The penny dropped soon after, and he realized that the B string didn’t adhere to the pattern. But even at such a young age, he questioned the status quo.
“I was always wondering, like ‘That’s weird, but why is that?’ So, I played for years in standard tuning. And then, when I was really starting to get serious about learning jazz, I decided to go back to the fourth tuning because it simplifies things.”
As he then explains, his all-fourths tuning (E-A-D-G-C-F) offers a greater symmetry across the fretboard. As a tapping lover, he fingers a G chord shape with his two hands, and explains how the shape remains the same as he moves horizontally across the fretboard. Otherwise, “I’d have to learn three different fingerings.”
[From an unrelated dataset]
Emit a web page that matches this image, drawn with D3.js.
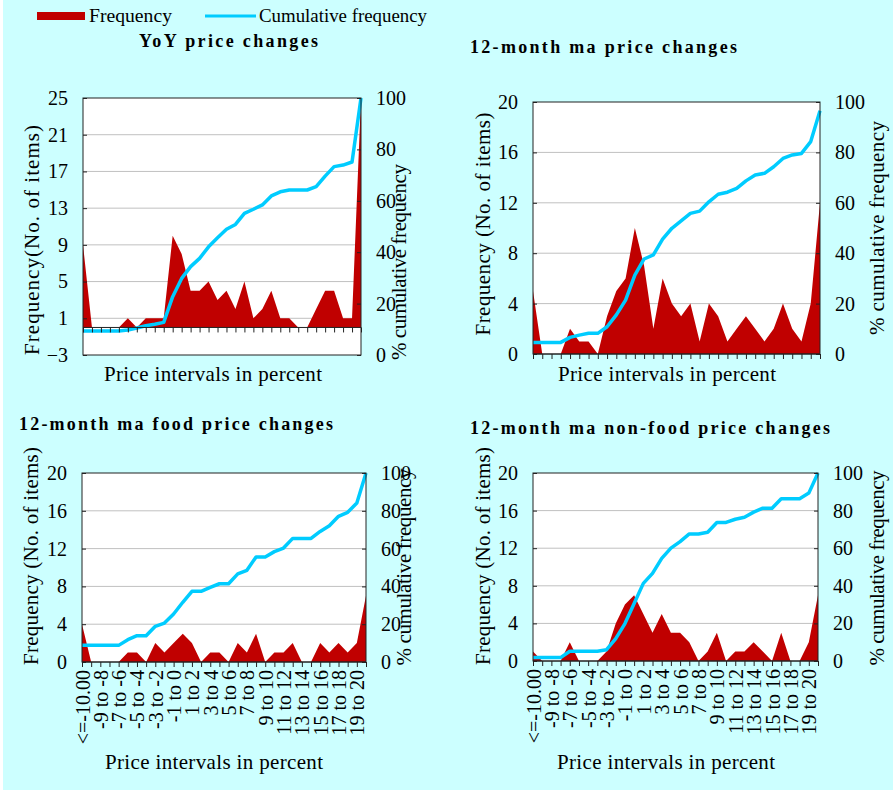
<!DOCTYPE html>
<html lang="en">
<head>
<meta charset="UTF-8">
<title>Price change distributions</title>
<style>
    body { margin: 0; background: #fff; }
    svg text { font-family: "Liberation Serif", "Times New Roman", serif; fill: #000; }
    .tick-lab { font-size: 20px; }
    .title { font-size: 18px; font-weight: bold; }
    .axis-title { font-size: 21px; }
</style>
</head>
<body>
<svg width="896" height="793"></svg>
<script src="https://cdn.jsdelivr.net/npm/d3@7"></script>
<script>

// price interval categories (x axis)
var categories = ["<=-10.00", "-10 to -9", "-9 to -8", "-8 to -7", "-7 to -6", "-6 to -5",
    "-5 to -4", "-4 to -3", "-3 to -2", "-2 to -1", "-1 to 0", "0 to 1", "1 to 2", "2 to 3",
    "3 to 4", "4 to 5", "5 to 6", "6 to 7", "7 to 8", "8 to 9", "9 to 10", "10 to 11",
    "11 to 12", "12 to 13", "13 to 14", "14 to 15", "15 to 16", "16 to 17", "17 to 18",
    "18 to 19", "19 to 20", ">20.00"];

// frequencies (no. of items)
var freqYoy     = [9,0,0,0,0,1,0,1,1,1,10,8,4,4,5,3,4,2,5,1,2,4,1,1,0,0,2,4,4,1,1,25];
var freqMa      = [5,0,0,0,2,1,1,0,3,5,6,10,7,2,6,4,3,4,1,4,3,1,2,3,2,1,2,4,2,1,4,12];
var freqFood    = [4,0,0,0,0,1,1,0,2,1,2,3,2,0,1,1,0,2,1,3,0,1,1,2,0,0,2,1,2,1,2,7];
var freqNonFood = [1,0,0,0,2,0,0,0,1,4,6,7,5,3,5,3,3,2,0,1,3,0,1,1,2,1,0,3,0,0,2,7];

// cumulative frequency (%)
var cumYoy     = [9.3,9.3,9.3,9.3,9.3,9.7,10.5,11.4,12,12.7,22.7,29.8,34.4,37.6,42.1,45.6,48.9,50.8,
    55.1,56.7,58.4,61.9,63.5,64.2,64.2,64.2,65.5,69.6,73.3,73.9,75.1,100];
var cumMa      = [4.6,4.6,4.6,4.6,6.6,7.5,8.2,8.2,10.8,15.5,21.4,31.3,37.7,39.3,45.6,49.9,52.8,
    55.8,56.7,60.4,63.4,64.2,65.7,68.7,71,71.7,74.3,77.6,79,79.6,84.3,96.5];
var cumFood    = [8.8,8.8,8.8,8.8,8.8,11.8,13.9,13.9,18.9,20.6,25.4,31.6,37.4,37.4,39.5,41.4,41.4,
    46.6,48.5,55.6,55.6,58.4,60.3,65.4,65.4,65.4,69.1,72.1,77.1,79.2,84.1,100];
var cumNonFood = [1.8,1.8,1.8,1.8,5.2,5.2,5.2,5.2,6,11.9,19.9,30.6,41.3,46.6,54.6,60,63.5,67.6,
    67.6,68.5,73.7,73.7,75.4,76.5,79.2,81.3,81.3,86.3,86.3,86.3,89.3,100];

// axis tick values
var ticksYoy = [-3, 1, 5, 9, 13, 17, 21, 25];
var ticksMa = [0, 4, 8, 12, 16, 20];
var ticksCum = [0, 20, 40, 60, 80, 100];

var svg = d3.select("svg");
var RED = "#c00000", CYAN = "#00ccff";

svg.append("rect").attr("x", 3).attr("y", 0).attr("width", 890).attr("height", 790)
    .attr("fill", "#ccffff");

// legend
svg.append("rect").attr("x", 37).attr("y", 12).attr("width", 48).attr("height", 8).attr("fill", RED);
svg.append("text").attr("x", 89).attr("y", 22).style("font-size", "19px")
    .attr("textLength", 83).attr("lengthAdjust", "spacingAndGlyphs").text("Frequency");
svg.append("line").attr("x1", 205).attr("x2", 256).attr("y1", 16).attr("y2", 16)
    .attr("stroke", CYAN).attr("stroke-width", 3);
svg.append("text").attr("x", 259).attr("y", 22).style("font-size", "19px")
    .attr("textLength", 168).attr("lengthAdjust", "spacingAndGlyphs").text("Cumulative frequency");

var clipId = 0;

function drawPanel(p) {
    var g = svg.append("g");
    var x = d3.scalePoint().domain(categories).range([p.x0, p.x1]);
    var yL = d3.scaleLinear().domain([p.ticks[0], p.ticks[p.ticks.length - 1]]).range([p.y1, p.y0]);
    var yR = d3.scaleLinear().domain([0, 100]).range([p.y1, p.y0]);

    // plot area
    g.append("rect").attr("x", p.x0).attr("y", p.y0).attr("width", p.x1 - p.x0).attr("height", p.y1 - p.y0)
        .attr("fill", "#fff");

    // gridlines
    g.selectAll(".grid").data(p.ticks.slice(1, -1)).enter().append("line")
        .attr("x1", p.x0).attr("x2", p.x1)
        .attr("y1", function(d) { return yL(d); }).attr("y2", function(d) { return yL(d); })
        .attr("stroke", "#c0c0c0").attr("stroke-width", 1);

    var id = "clip" + (clipId++);
    g.append("clipPath").attr("id", id).append("rect")
        .attr("x", p.x0).attr("y", p.y0).attr("width", p.x1 - p.x0).attr("height", p.y1 - p.y0);

    var area = d3.area()
        .x(function(d, i) { return x(categories[i]); })
        .y0(yL(0))
        .y1(function(d) { return yL(d); });
    g.append("path").datum(p.freq).attr("d", area).attr("fill", RED).attr("clip-path", "url(#" + id + ")");

    var line = d3.line()
        .x(function(d, i) { return x(categories[i]); })
        .y(function(d) { return yR(d); });
    g.append("path").datum(p.cum).attr("d", line).attr("fill", "none")
        .attr("stroke", CYAN).attr("stroke-width", 3.5).attr("stroke-linejoin", "round");

    // border
    g.append("rect").attr("x", p.x0).attr("y", p.y0).attr("width", p.x1 - p.x0).attr("height", p.y1 - p.y0)
        .attr("fill", "none").attr("stroke", "#222").attr("stroke-width", 1);

    // left axis
    var left = d3.axisLeft(yL).tickValues(p.ticks).tickSize(-4).tickPadding(15);
    var la = g.append("g").attr("transform", "translate(" + p.x0 + ",0)").call(left);
    // right axis
    var right = d3.axisRight(yR).tickValues(ticksCum).tickSize(-4).tickPadding(15);
    var ra = g.append("g").attr("transform", "translate(" + p.x1 + ",0)").call(right);
    [la, ra].forEach(function(a) {
        a.select(".domain").remove();
        a.selectAll(".tick line").attr("stroke", "#222");
        a.selectAll(".tick text").attr("class", "tick-lab").attr("font-family", null).attr("font-size", null);
    });

    // category axis at zero
    var bottom = d3.axisBottom(x).tickSize(5).tickFormat(function(d, i) { return p.labels && i % 2 === 0 ? d : ""; });
    var xa = g.append("g").attr("transform", "translate(0," + yL(0) + ")").call(bottom);
    xa.select(".domain").attr("d", "M" + p.x0 + ",0H" + p.x1).attr("stroke", "#222");
    xa.selectAll(".tick line").attr("stroke", "#222");
    xa.selectAll(".tick text").attr("class", "tick-lab").attr("font-family", null).attr("font-size", null)
        .attr("transform", "rotate(-90)").attr("text-anchor", "end")
        .attr("x", -8).attr("y", 0).attr("dy", "0.35em");

    // titles
    g.append("text").attr("class", "title").attr("x", p.tx).attr("y", p.ty)
        .attr("textLength", p.tw).attr("lengthAdjust", "spacing").text(p.title);
    g.append("text").attr("class", "axis-title").attr("x", p.xtx).attr("y", p.xty)
        .attr("textLength", 218).attr("lengthAdjust", "spacing").text("Price intervals in percent");
    g.append("text").attr("class", "axis-title")
        .attr("transform", "translate(" + p.lx + "," + p.ly + ") rotate(-90)")
        .attr("text-anchor", "middle").attr("textLength", p.ll).attr("lengthAdjust", "spacing")
        .text(p.leftTitle);
    g.append("text").attr("class", "axis-title")
        .attr("transform", "translate(" + p.rx + "," + p.ry + ") rotate(-90)")
        .attr("text-anchor", "middle").attr("textLength", p.rl).attr("lengthAdjust", "spacing")
        .text("% cumulative frequency");
}

drawPanel({ x0: 83, x1: 361, y0: 98, y1: 355, ticks: ticksYoy, freq: freqYoy, cum: cumYoy, labels: false,
    title: "YoY price changes", tx: 139, ty: 47, tw: 179, xtx: 104, xty: 381,
    leftTitle: "Frequency(No. of items)", lx: 39, ly: 240, ll: 230, rx: 406, ry: 262, rl: 196 });
drawPanel({ x0: 533, x1: 820, y0: 102, y1: 354, ticks: ticksMa, freq: freqMa, cum: cumMa, labels: false,
    title: "12-month ma price changes", tx: 470, ty: 53, tw: 267, xtx: 558, xty: 381,
    leftTitle: "Frequency (No. of items)", lx: 490, ly: 224, ll: 223, rx: 884, ry: 228, rl: 214 });
drawPanel({ x0: 82, x1: 366, y0: 473, y1: 662, ticks: ticksMa, freq: freqFood, cum: cumFood, labels: true,
    title: "12-month ma food price changes", tx: 19, ty: 430, tw: 314, xtx: 105, xty: 769,
    leftTitle: "Frequency (No. of items)", lx: 38, ly: 556, ll: 218, rx: 411, ry: 567, rl: 197 });
drawPanel({ x0: 533, x1: 818, y0: 473, y1: 661, ticks: ticksMa, freq: freqNonFood, cum: cumNonFood, labels: true,
    title: "12-month ma non-food price changes", tx: 470, ty: 434, tw: 360, xtx: 557, xty: 769,
    leftTitle: "Frequency (No. of items)", lx: 490, ly: 556, ll: 218, rx: 884, ry: 568, rl: 195 });

</script>
</body>
</html>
Jordan has gotten so good at his tap-tastic approach to playing that he can play Stairway to Heaven on two guitars at once, earning high praise from prog legend Steve Hackett.
He’s also explained how Swedish massage videos help him practice the technique. Guitar World reckons he’s incapable of thinking inside the box.
“Octaves are the same fingering,” he adds. “So it’s even easier than on piano. It’s easy, because the brain uses the same fingering no matter what hand it is.”
Alternate tunings can be a source of great inspiration, with Soccer Mommy saying it can take away the formulaic nature of playing. Monuments guitarist, John Browne, meanwhile, believes DADGAD can help save metal guitar from one of its biggest problems.